◆ Written instruction ◆
Retype each line exactly. Skip images.

[Source excerpt start]

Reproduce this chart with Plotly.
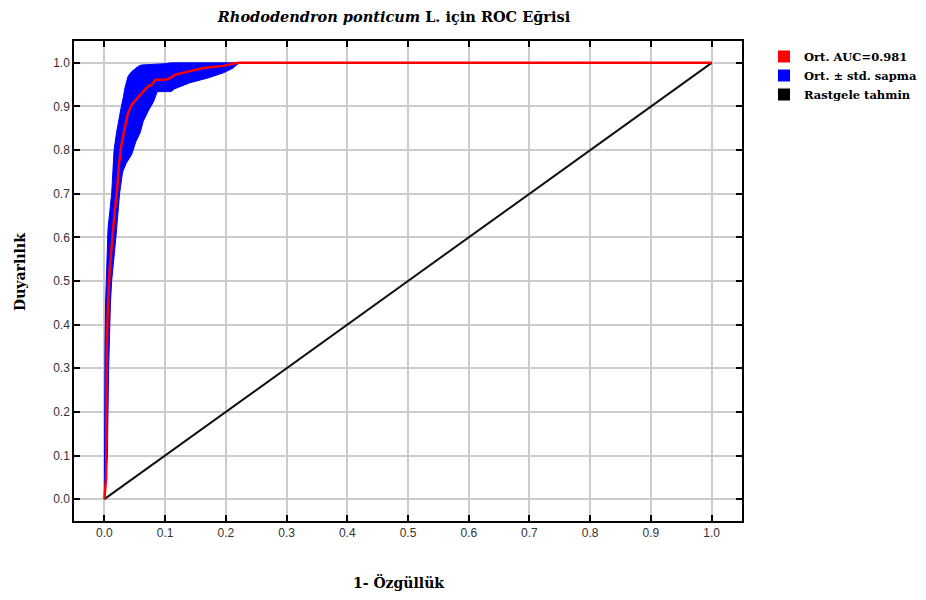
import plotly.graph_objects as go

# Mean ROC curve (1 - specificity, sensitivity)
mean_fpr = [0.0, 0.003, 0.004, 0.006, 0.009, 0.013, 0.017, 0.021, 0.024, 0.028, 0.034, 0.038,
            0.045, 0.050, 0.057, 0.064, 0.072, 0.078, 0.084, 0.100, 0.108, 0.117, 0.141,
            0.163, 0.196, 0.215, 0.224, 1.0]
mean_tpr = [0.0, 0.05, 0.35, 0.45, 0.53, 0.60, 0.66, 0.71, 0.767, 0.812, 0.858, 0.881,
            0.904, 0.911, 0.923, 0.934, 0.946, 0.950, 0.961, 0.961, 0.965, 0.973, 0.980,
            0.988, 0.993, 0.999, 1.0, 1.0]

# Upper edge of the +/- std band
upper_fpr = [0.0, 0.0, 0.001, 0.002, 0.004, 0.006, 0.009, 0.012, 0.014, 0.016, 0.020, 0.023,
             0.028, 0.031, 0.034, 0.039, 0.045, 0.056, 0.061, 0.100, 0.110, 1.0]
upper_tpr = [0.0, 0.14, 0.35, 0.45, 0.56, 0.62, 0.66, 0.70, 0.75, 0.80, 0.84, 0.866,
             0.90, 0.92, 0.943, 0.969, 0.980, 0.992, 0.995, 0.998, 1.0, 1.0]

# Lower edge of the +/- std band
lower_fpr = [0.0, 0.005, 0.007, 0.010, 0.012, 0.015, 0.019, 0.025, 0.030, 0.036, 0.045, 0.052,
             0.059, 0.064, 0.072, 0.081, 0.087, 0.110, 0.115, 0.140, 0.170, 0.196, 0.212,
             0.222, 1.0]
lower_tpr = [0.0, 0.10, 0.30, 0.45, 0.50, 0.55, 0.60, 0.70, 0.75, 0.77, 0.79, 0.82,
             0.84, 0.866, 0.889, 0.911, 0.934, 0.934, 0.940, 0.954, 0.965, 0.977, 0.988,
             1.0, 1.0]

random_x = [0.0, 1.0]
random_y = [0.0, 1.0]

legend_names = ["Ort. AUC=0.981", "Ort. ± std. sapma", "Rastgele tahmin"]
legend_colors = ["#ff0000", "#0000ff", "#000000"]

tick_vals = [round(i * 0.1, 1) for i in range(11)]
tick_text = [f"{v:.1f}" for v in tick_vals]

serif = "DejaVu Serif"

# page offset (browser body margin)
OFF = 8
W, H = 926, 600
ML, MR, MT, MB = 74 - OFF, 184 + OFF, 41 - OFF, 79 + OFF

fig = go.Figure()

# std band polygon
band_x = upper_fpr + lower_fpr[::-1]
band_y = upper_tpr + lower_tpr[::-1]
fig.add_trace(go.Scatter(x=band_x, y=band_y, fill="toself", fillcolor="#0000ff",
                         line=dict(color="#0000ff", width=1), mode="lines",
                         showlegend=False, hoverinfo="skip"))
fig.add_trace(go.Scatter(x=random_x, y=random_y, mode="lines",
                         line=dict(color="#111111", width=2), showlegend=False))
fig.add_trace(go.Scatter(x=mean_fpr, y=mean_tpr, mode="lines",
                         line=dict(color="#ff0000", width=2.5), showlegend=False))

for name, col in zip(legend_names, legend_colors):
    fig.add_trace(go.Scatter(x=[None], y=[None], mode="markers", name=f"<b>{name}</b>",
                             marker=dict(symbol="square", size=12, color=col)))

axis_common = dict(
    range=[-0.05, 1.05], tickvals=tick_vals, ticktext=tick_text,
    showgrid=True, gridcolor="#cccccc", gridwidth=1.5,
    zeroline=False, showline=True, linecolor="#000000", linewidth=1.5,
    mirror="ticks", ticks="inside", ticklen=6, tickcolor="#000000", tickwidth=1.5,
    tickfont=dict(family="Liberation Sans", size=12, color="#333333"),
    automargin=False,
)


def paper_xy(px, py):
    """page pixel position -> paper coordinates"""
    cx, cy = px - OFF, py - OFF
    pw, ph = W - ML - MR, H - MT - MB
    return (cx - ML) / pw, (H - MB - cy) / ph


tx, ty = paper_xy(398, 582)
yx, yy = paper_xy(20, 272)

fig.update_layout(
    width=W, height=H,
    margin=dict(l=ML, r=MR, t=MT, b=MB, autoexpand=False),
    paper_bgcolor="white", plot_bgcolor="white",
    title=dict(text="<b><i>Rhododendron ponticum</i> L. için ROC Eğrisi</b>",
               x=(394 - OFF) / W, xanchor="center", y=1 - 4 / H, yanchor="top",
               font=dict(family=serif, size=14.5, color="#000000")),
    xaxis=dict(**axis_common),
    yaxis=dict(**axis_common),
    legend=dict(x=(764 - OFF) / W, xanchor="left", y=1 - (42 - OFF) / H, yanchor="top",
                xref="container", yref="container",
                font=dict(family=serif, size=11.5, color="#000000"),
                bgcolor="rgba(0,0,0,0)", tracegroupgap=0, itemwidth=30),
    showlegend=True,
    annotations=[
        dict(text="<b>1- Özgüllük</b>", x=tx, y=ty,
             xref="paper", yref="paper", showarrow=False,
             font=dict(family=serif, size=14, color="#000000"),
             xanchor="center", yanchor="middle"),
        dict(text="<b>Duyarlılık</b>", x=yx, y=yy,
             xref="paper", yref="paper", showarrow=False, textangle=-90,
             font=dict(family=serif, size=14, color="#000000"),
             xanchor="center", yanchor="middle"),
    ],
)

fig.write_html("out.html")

[Source excerpt end]

◆ Solution to this problem ◆
Reproduce this chart with Plotly.
import plotly.graph_objects as go

# Mean ROC curve (1 - specificity, sensitivity)
mean_fpr = [0.0, 0.003, 0.004, 0.006, 0.009, 0.013, 0.017, 0.021, 0.024, 0.028, 0.034, 0.038,
            0.045, 0.050, 0.057, 0.064, 0.072, 0.078, 0.084, 0.100, 0.108, 0.117, 0.141,
            0.163, 0.196, 0.215, 0.224, 1.0]
mean_tpr = [0.0, 0.05, 0.35, 0.45, 0.53, 0.60, 0.66, 0.71, 0.767, 0.812, 0.858, 0.881,
            0.904, 0.911, 0.923, 0.934, 0.946, 0.950, 0.961, 0.961, 0.965, 0.973, 0.980,
            0.988, 0.993, 0.999, 1.0, 1.0]

# Upper edge of the +/- std band
upper_fpr = [0.0, 0.0, 0.001, 0.002, 0.004, 0.006, 0.009, 0.012, 0.014, 0.016, 0.020, 0.023,
             0.028, 0.031, 0.034, 0.039, 0.045, 0.056, 0.061, 0.100, 0.110, 1.0]
upper_tpr = [0.0, 0.14, 0.35, 0.45, 0.56, 0.62, 0.66, 0.70, 0.75, 0.80, 0.84, 0.866,
             0.90, 0.92, 0.943, 0.969, 0.980, 0.992, 0.995, 0.998, 1.0, 1.0]

# Lower edge of the +/- std band
lower_fpr = [0.0, 0.005, 0.007, 0.010, 0.012, 0.015, 0.019, 0.025, 0.030, 0.036, 0.045, 0.052,
             0.059, 0.064, 0.072, 0.081, 0.087, 0.110, 0.115, 0.140, 0.170, 0.196, 0.212,
             0.222, 1.0]
lower_tpr = [0.0, 0.10, 0.30, 0.45, 0.50, 0.55, 0.60, 0.70, 0.75, 0.77, 0.79, 0.82,
             0.84, 0.866, 0.889, 0.911, 0.934, 0.934, 0.940, 0.954, 0.965, 0.977, 0.988,
             1.0, 1.0]

random_x = [0.0, 1.0]
random_y = [0.0, 1.0]

legend_names = ["Ort. AUC=0.981", "Ort. ± std. sapma", "Rastgele tahmin"]
legend_colors = ["#ff0000", "#0000ff", "#000000"]

tick_vals = [round(i * 0.1, 1) for i in range(11)]
tick_text = [f"{v:.1f}" for v in tick_vals]

serif = "DejaVu Serif"

# page offset (browser body margin)
OFF = 8
W, H = 926, 600
ML, MR, MT, MB = 74 - OFF, 184 + OFF, 41 - OFF, 79 + OFF

fig = go.Figure()

# std band polygon
band_x = upper_fpr + lower_fpr[::-1]
band_y = upper_tpr + lower_tpr[::-1]
fig.add_trace(go.Scatter(x=band_x, y=band_y, fill="toself", fillcolor="#0000ff",
                         line=dict(color="#0000ff", width=1), mode="lines",
                         showlegend=False, hoverinfo="skip"))
fig.add_trace(go.Scatter(x=random_x, y=random_y, mode="lines",
                         line=dict(color="#111111", width=2), showlegend=False))
fig.add_trace(go.Scatter(x=mean_fpr, y=mean_tpr, mode="lines",
                         line=dict(color="#ff0000", width=2.5), showlegend=False))

for name, col in zip(legend_names, legend_colors):
    fig.add_trace(go.Scatter(x=[None], y=[None], mode="markers", name=f"<b>{name}</b>",
                             marker=dict(symbol="square", size=12, color=col)))

axis_common = dict(
    range=[-0.05, 1.05], tickvals=tick_vals, ticktext=tick_text,
    showgrid=True, gridcolor="#cccccc", gridwidth=1.5,
    zeroline=False, showline=True, linecolor="#000000", linewidth=1.5,
    mirror="ticks", ticks="inside", ticklen=6, tickcolor="#000000", tickwidth=1.5,
    tickfont=dict(family="Liberation Sans", size=12, color="#333333"),
    automargin=False,
)


def paper_xy(px, py):
    """page pixel position -> paper coordinates"""
    cx, cy = px - OFF, py - OFF
    pw, ph = W - ML - MR, H - MT - MB
    return (cx - ML) / pw, (H - MB - cy) / ph


tx, ty = paper_xy(398, 582)
yx, yy = paper_xy(20, 272)

fig.update_layout(
    width=W, height=H,
    margin=dict(l=ML, r=MR, t=MT, b=MB, autoexpand=False),
    paper_bgcolor="white", plot_bgcolor="white",
    title=dict(text="<b><i>Rhododendron ponticum</i> L. için ROC Eğrisi</b>",
               x=(394 - OFF) / W, xanchor="center", y=1 - 4 / H, yanchor="top",
               font=dict(family=serif, size=14.5, color="#000000")),
    xaxis=dict(**axis_common),
    yaxis=dict(**axis_common),
    legend=dict(x=(764 - OFF) / W, xanchor="left", y=1 - (42 - OFF) / H, yanchor="top",
                xref="container", yref="container",
                font=dict(family=serif, size=11.5, color="#000000"),
                bgcolor="rgba(0,0,0,0)", tracegroupgap=0, itemwidth=30),
    showlegend=True,
    annotations=[
        dict(text="<b>1- Özgüllük</b>", x=tx, y=ty,
             xref="paper", yref="paper", showarrow=False,
             font=dict(family=serif, size=14, color="#000000"),
             xanchor="center", yanchor="middle"),
        dict(text="<b>Duyarlılık</b>", x=yx, y=yy,
             xref="paper", yref="paper", showarrow=False, textangle=-90,
             font=dict(family=serif, size=14, color="#000000"),
             xanchor="center", yanchor="middle"),
    ],
)

fig.write_html("out.html")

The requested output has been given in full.